The picture above is funny.

But for me it is also one of those examples that make me sad about the outlook for AI and for Computer Vision. What would it take for a computer to understand this image as you or I do? I challenge you to think explicitly of all the pieces of knowledge that have to fall in place for it to make sense. Here is my short attempt:

• You recognize it is an image of a bunch of people and you understand they are in a hallway
• You recognize that there are 3 mirrors in the scene so some of those people are “fake” replicas from different viewpoints.
• You recognize Obama from the few pixels that make up his face. It helps that he is in his suit and that he is surrounded by other people with suits.
• You recognize that there’s a person standing on a scale, even though the scale occupies only very few white pixels that blend with the background. But, you’ve used the person’s pose and knowledge of how people interact with objects to figure it out.
• You recognize that Obama has his foot positioned just slightly on top of the scale. Notice the language I’m using: It is in terms of the 3D structure of the scene, not the position of the leg in the 2D coordinate system of the image.
• You know how physics works: Obama is leaning in on the scale, which applies a force on it. Scale measures force that is applied on it, that’s how it works => it will over-estimate the weight of the person standing on it.
• The person measuring his weight is not aware of Obama doing this. You derive this because you know his pose, you understand that the field of view of a person is finite, and you understand that he is not very likely to sense the slight push of Obama’s foot.
• You understand that people are self-conscious about their weight. You also understand that he is reading off the scale measurement, and that shortly the over-estimated weight will confuse him because it will probably be much higher than what he expects. In other words, you reason about implications of the events that are about to unfold seconds after this photo was taken, and especially about the thoughts and how they will develop inside people’s heads. You also reason about what pieces of information are available to people.
• There are people in the back who find the person’s imminent confusion funny. In other words you are reasoning about state of mind of people, and their view of the state of mind of another person. That’s getting frighteningly meta.
•  Finally, the fact that the perpetrator here is the president makes it maybe even a little more funnier. You understand what actions are more or less likely to be undertaken by different people based on their status and identity.

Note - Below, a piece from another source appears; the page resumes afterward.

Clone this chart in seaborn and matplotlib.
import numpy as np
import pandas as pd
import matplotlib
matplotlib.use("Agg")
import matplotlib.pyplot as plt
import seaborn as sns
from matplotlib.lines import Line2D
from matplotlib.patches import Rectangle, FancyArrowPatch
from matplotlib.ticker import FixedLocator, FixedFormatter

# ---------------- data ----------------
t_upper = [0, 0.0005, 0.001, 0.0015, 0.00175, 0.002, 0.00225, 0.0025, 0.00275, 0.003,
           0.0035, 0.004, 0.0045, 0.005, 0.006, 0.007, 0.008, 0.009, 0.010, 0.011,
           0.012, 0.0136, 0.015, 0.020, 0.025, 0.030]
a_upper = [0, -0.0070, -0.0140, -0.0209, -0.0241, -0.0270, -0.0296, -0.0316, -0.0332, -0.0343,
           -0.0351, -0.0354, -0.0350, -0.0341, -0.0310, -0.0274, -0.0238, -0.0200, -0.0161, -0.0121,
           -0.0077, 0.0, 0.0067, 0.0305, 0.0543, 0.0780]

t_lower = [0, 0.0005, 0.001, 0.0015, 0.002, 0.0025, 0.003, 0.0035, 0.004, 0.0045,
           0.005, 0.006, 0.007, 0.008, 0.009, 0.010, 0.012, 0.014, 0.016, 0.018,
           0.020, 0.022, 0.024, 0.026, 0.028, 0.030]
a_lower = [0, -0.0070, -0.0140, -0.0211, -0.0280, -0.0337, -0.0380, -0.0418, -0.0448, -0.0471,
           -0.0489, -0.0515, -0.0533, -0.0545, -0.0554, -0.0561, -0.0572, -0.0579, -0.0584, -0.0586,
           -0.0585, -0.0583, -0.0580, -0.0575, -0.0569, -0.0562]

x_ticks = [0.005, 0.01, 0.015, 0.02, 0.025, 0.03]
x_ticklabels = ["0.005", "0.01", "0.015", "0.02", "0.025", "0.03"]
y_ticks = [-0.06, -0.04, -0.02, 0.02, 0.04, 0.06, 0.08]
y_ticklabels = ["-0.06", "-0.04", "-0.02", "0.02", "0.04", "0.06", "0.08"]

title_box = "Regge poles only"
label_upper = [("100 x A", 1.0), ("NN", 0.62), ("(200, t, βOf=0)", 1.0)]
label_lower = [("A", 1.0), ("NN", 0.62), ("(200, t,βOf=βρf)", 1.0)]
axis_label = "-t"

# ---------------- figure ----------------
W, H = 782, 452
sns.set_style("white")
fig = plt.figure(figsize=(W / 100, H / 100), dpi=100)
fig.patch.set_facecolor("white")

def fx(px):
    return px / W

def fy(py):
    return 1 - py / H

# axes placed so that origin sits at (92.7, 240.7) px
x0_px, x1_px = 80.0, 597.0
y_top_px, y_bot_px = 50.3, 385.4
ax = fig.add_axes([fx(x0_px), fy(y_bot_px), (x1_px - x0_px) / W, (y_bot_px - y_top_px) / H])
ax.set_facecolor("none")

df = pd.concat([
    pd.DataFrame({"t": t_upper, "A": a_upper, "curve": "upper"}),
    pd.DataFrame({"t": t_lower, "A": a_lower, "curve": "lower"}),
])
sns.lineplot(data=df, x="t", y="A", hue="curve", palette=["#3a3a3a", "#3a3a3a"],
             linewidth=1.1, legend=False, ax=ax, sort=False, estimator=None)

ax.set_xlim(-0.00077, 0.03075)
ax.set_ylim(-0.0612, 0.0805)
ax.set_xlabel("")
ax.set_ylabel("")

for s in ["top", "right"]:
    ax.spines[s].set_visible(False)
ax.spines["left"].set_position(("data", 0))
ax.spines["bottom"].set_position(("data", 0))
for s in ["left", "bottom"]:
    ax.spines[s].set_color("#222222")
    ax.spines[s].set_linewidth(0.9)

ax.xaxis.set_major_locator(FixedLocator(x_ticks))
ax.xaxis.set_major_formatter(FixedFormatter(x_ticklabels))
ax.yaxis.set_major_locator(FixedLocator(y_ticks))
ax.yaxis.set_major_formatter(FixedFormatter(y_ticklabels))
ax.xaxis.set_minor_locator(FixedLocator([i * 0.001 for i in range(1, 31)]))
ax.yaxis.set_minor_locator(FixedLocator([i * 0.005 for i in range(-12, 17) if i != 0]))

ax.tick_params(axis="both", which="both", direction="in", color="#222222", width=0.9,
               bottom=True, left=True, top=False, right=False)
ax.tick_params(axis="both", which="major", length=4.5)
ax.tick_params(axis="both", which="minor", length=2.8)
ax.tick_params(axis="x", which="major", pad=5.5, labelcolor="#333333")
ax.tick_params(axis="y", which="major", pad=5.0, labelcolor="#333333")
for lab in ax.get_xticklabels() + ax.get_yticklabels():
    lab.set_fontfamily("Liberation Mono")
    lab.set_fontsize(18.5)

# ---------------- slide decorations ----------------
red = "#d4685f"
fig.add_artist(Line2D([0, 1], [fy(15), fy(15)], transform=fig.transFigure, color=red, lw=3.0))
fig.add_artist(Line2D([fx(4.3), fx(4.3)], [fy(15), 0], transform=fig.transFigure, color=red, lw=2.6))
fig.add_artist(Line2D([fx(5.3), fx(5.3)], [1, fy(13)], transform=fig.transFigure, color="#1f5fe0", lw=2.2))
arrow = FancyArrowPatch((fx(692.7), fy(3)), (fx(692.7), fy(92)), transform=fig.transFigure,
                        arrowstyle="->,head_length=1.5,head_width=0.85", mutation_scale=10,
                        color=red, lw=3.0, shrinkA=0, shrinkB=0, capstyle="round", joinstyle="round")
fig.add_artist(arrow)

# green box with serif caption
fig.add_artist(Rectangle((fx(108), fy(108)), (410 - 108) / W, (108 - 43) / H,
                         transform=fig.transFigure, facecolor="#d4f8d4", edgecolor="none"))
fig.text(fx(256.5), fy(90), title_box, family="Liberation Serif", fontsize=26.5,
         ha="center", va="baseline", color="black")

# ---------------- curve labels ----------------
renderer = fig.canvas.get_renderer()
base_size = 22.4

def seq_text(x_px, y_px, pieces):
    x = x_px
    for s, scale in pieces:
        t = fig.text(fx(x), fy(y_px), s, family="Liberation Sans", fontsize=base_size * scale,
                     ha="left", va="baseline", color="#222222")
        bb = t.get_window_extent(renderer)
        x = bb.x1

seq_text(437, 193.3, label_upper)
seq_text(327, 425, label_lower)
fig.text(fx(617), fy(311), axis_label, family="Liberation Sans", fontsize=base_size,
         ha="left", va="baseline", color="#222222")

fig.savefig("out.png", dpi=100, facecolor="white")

I could go on, but the point here is that you’ve used a HUGE amount of information in that half second when you look at the picture and laugh. Information about the 3D structure of the scene, confounding visual elements like mirrors, identities of people, affordances and how people interact with objects, physics (how a particular instrument works,  leaning and what that does), people, their tendency to be insecure about weight, you’ve reasoned about the situation from the point of view of the person on the scale, what he is aware of, what his intents are and what information is available to him, and you’ve reasoned about people reasoning about people. You’ve also thought about the dynamics of the scene and made guesses about how the situation will unfold in the next few seconds visually, how it will unfold in the thoughts of people involved, and you reasoned about how likely or unlikely it is for people of particular identity/status to carry out some action. Somehow all these things come together to “make sense” of the scene.

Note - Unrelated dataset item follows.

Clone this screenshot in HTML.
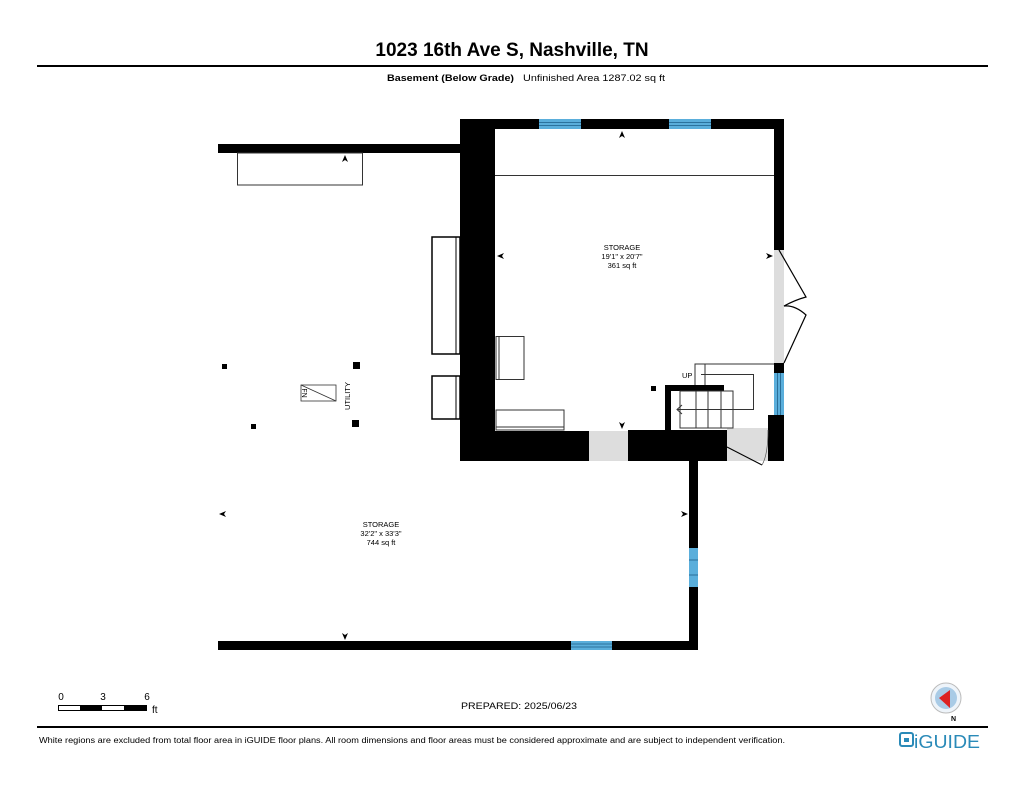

It is mind-boggling that all of the above inferences unfold from a brief glance at a 2D array of R,G,B values. The core issue is that the pixel values are just a tip of a huge iceberg and deriving the entire shape and size of the icerberg from prior knowledge is the most difficult task ahead of us. How can we even begin to go about writing an algorithm that can reason about the scene like I did? Forget for a moment the inference algorithm that is capable of putting all of this together; How do we even begin to gather data that can support these inferences (for example how a scale works)? How do we go about even giving the computer a chance?

Now consider that the state of the art techniques in Computer Vision are tested on things like Imagenet (task of assigning 1-of-k labels for entire images), or Pascal VOC detection challenge (+ include bounding boxes). There is also quite a bit of work on pose estimation, action recognition, etc., but it is all specific, disconnected, and only half works. I hate to say it but the state of CV and AI is pathetic when we consider the task ahead, and when we think about how we can ever go from here to there. The road ahead is long, uncertain and unclear.

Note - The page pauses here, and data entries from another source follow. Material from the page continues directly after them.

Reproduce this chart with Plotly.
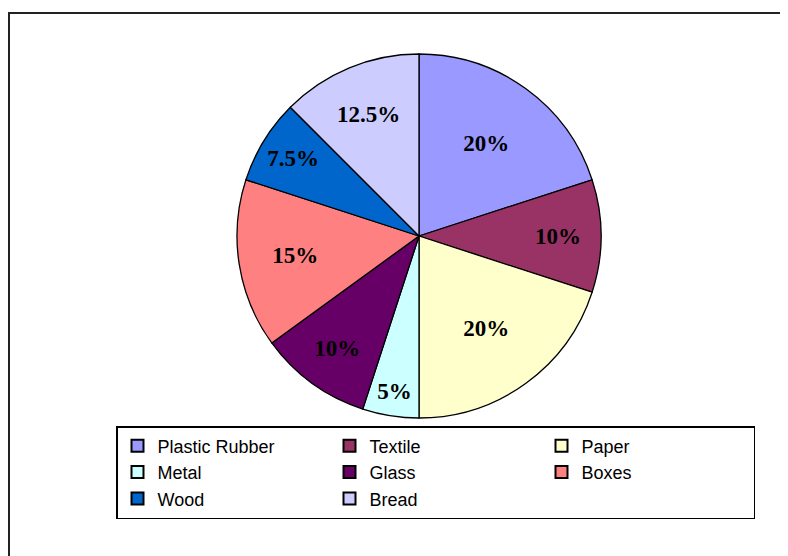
import plotly.graph_objects as go

categories = ["Plastic Rubber", "Textile", "Paper", "Metal", "Glass", "Boxes", "Wood", "Bread"]
values = [20, 10, 20, 5, 10, 15, 7.5, 12.5]
colors = ["#9999FF", "#993366", "#FFFFCC", "#CCFFFF", "#660066", "#FF8080", "#0066CC", "#CCCCFF"]

W, H = 788, 556
# page offset of 8px (body margin) is compensated here
cx, cy, R = 411, 228, 182

fig = go.Figure(go.Pie(
    labels=categories,
    values=values,
    sort=False,
    direction="clockwise",
    rotation=0,
    marker=dict(colors=colors, line=dict(color="black", width=1.3)),
    texttemplate="%{value}%",
    textposition="inside",
    insidetextorientation="horizontal",
    textfont=dict(family="Liberation Serif, Times New Roman, serif", size=23, color="black", weight="bold"),
    domain=dict(x=[(cx - R) / W, (cx + R) / W], y=[1 - (cy + R) / H, 1 - (cy - R) / H]),
    hoverinfo="label+value",
))

fig.update_layout(
    width=W, height=H,
    margin=dict(l=0, r=0, t=0, b=0),
    paper_bgcolor="white",
    plot_bgcolor="white",
    showlegend=True,
    legend=dict(
        orientation="h",
        x=108 / W, xanchor="left",
        y=1 - 418 / H, yanchor="top",
        entrywidth=167,
        bordercolor="black", borderwidth=1.5,
        bgcolor="white",
        font=dict(family="Liberation Sans, Arial, sans-serif", size=18, color="black"),
        tracegroupgap=0,
        itemsizing="constant",
    ),
    shapes=[dict(
        type="rect", xref="paper", yref="paper",
        x0=1 / W, x1=1.2, y0=1 - 5 / H, y1=-0.2,
        line=dict(color="#222222", width=2), fillcolor="rgba(0,0,0,0)", layer="below",
    )],
)

fig.write_html("out.html")
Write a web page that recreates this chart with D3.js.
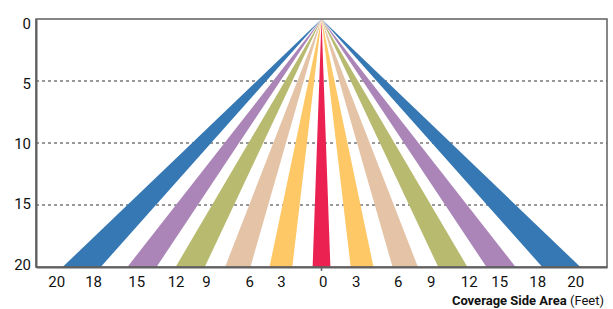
<!DOCTYPE html>
<html>
<head>
<meta charset="utf-8">
<script src="https://cdn.jsdelivr.net/npm/d3@7"></script>
<style>
  body { margin: 0; background: #fff; }
  text { font-family: Roboto, "Noto Sans", sans-serif; }
</style>
</head>
<body>
<div id="chart"></div>
<script>
// distance from the sensor (feet), drawn top to bottom
var depthTicks = [0, 5, 10, 15, 20];
var gridDepths = [5, 10, 15];

// each coverage band: inner and outer half width at 20 ft
var bandInner = [0, 2.3, 5.6, 9.2, 13.0, 17.4];
var bandOuter = [0.7, 4.1, 7.6, 11.5, 15.3, 20.4];
var bandColors = ["#eb2152", "#fec866", "#e4c3a6", "#b8ba70", "#ac85b8", "#3578b3"];

// labels under the chart and where they sit on the side axis
var sideLabels = ["20", "18", "15", "12", "9", "6", "3", "0", "3", "6", "9", "12", "15", "18", "20"];
var sidePositions = [-20.9, -18.0, -14.6, -11.5, -9.1, -5.7, -3.2, 0.1, 2.7, 6.0, 8.6, 11.6, 14.0, 17.0, 20.0];

var width = 613, height = 309;
var margin = {top: 19, right: 6, bottom: 42, left: 36};

var svg = d3.select("#chart").append("svg")
    .attr("width", width)
    .attr("height", height);

var x = d3.scaleLinear()
    .domain([-22.5, 22.5])
    .range([margin.left, width - margin.right]);

var y = d3.scaleLinear()
    .domain([0, 20])
    .range([margin.top, height - margin.bottom]);

// labels on the depth axis are spread a little tighter than the gridlines
var yLabel = d3.scaleLinear()
    .domain([0, 20])
    .range([margin.top + 3.8, height - margin.bottom - 3]);

//dashed gridlines
svg.selectAll(".grid")
    .data(gridDepths)
    .enter()
    .append("line")
    .attr("class", "grid")
    .attr("x1", x.range()[0])
    .attr("x2", x.range()[1])
    .attr("y1", function (d) { return y(d); })
    .attr("y2", function (d) { return y(d); })
    .attr("stroke", "#333")
    .attr("stroke-width", 1)
    .attr("stroke-dasharray", "3,3");

//build the band polygons, both sides of the centre
var polys = [];
bandInner.forEach(function (inner, i) {
    var outer = bandOuter[i];
    if (inner === 0) {
        polys.push({pts: [[0, 0], [-outer, 20], [outer, 20]], color: bandColors[i]});
    } else {
        polys.push({pts: [[0, 0], [-outer, 20], [-inner, 20]], color: bandColors[i]});
        polys.push({pts: [[0, 0], [inner, 20], [outer, 20]], color: bandColors[i]});
    }
});

svg.selectAll(".band")
    .data(polys)
    .enter()
    .append("polygon")
    .attr("class", "band")
    .attr("points", function (d) {
        return d.pts.map(function (p) { return x(p[0]) + "," + y(p[1]); }).join(" ");
    })
    .attr("fill", function (d) { return d.color; });

//frame
svg.append("rect")
    .attr("x", x.range()[0])
    .attr("y", y.range()[0])
    .attr("width", x.range()[1] - x.range()[0])
    .attr("height", y.range()[1] - y.range()[0])
    .attr("fill", "none")
    .attr("stroke", "#5f5f5f")
    .attr("stroke-width", 1.5);

//depth axis
var yAxis = svg.append("g")
    .attr("transform", "translate(" + x.range()[0] + ",0)")
    .call(d3.axisLeft(y).tickValues(depthTicks).tickSize(0).tickPadding(5));
yAxis.select(".domain").attr("stroke", "#5f5f5f").attr("stroke-width", 2);
yAxis.selectAll(".tick text")
    .attr("y", function (d) { return yLabel(d) - y(d); })
    .attr("dy", "0.35em")
    .attr("font-size", 15)
    .attr("font-family", "Roboto, sans-serif")
    .attr("fill", "#111");

//side axis
var xAxis = svg.append("g")
    .attr("transform", "translate(0," + y.range()[1] + ")")
    .call(d3.axisBottom(x)
        .tickValues(sidePositions)
        .tickSize(0)
        .tickPadding(9)
        .tickFormat(function (d, i) { return sideLabels[i]; }));
xAxis.select(".domain").attr("stroke", "#5f5f5f").attr("stroke-width", 2);
xAxis.selectAll(".tick text")
    .attr("font-size", 15)
    .attr("font-family", "Roboto, sans-serif")
    .attr("fill", "#111");

//small tick under the apex
svg.append("line")
    .attr("x1", x(0)).attr("x2", x(0))
    .attr("y1", y(20)).attr("y2", y(20) + 4)
    .attr("stroke", "#5f5f5f")
    .attr("stroke-width", 1.5);

//axis title
var title = svg.append("text")
    .attr("x", width - 9)
    .attr("y", 305)
    .attr("text-anchor", "end")
    .attr("font-size", 13)
    .attr("fill", "#111");
title.append("tspan").attr("font-weight", "bold").text("Coverage Side Area");
title.append("tspan").text(" (Feet)");
</script>
</body>
</html>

I’ve seen some arguments that all we need is lots more data from images, video, maybe text and run some clever learning algorithm: maybe a better objective function, run SGD, maybe anneal the step size, use adagrad, or slap an L1 here and there and everything will just pop out. If we only had a few more tricks up our sleeves! But to me, examples like this illustrate that we are missing many crucial pieces of the puzzle and that a central problem will be as much about obtaining the right training data in the right form to support these inferences as it will be about making them.

Thinking about the complexity and scale of the problem further, a seemingly inescapable conclusion for me is that we may also need embodiment, and that the only way to build computers that can interpret scenes like we do is to allow them to get exposed to all the years  of (structured, temporally coherent) experience we have,  ability to interact with the world, and some magical active learning/inference architecture that I can barely even imagine when I think backwards about what it should be capable of.

In any case, we are very, very far and this depresses me. What is the way forward? :( Maybe I should just do a startup. I have a really cool idea for a mobile local social iPhone app.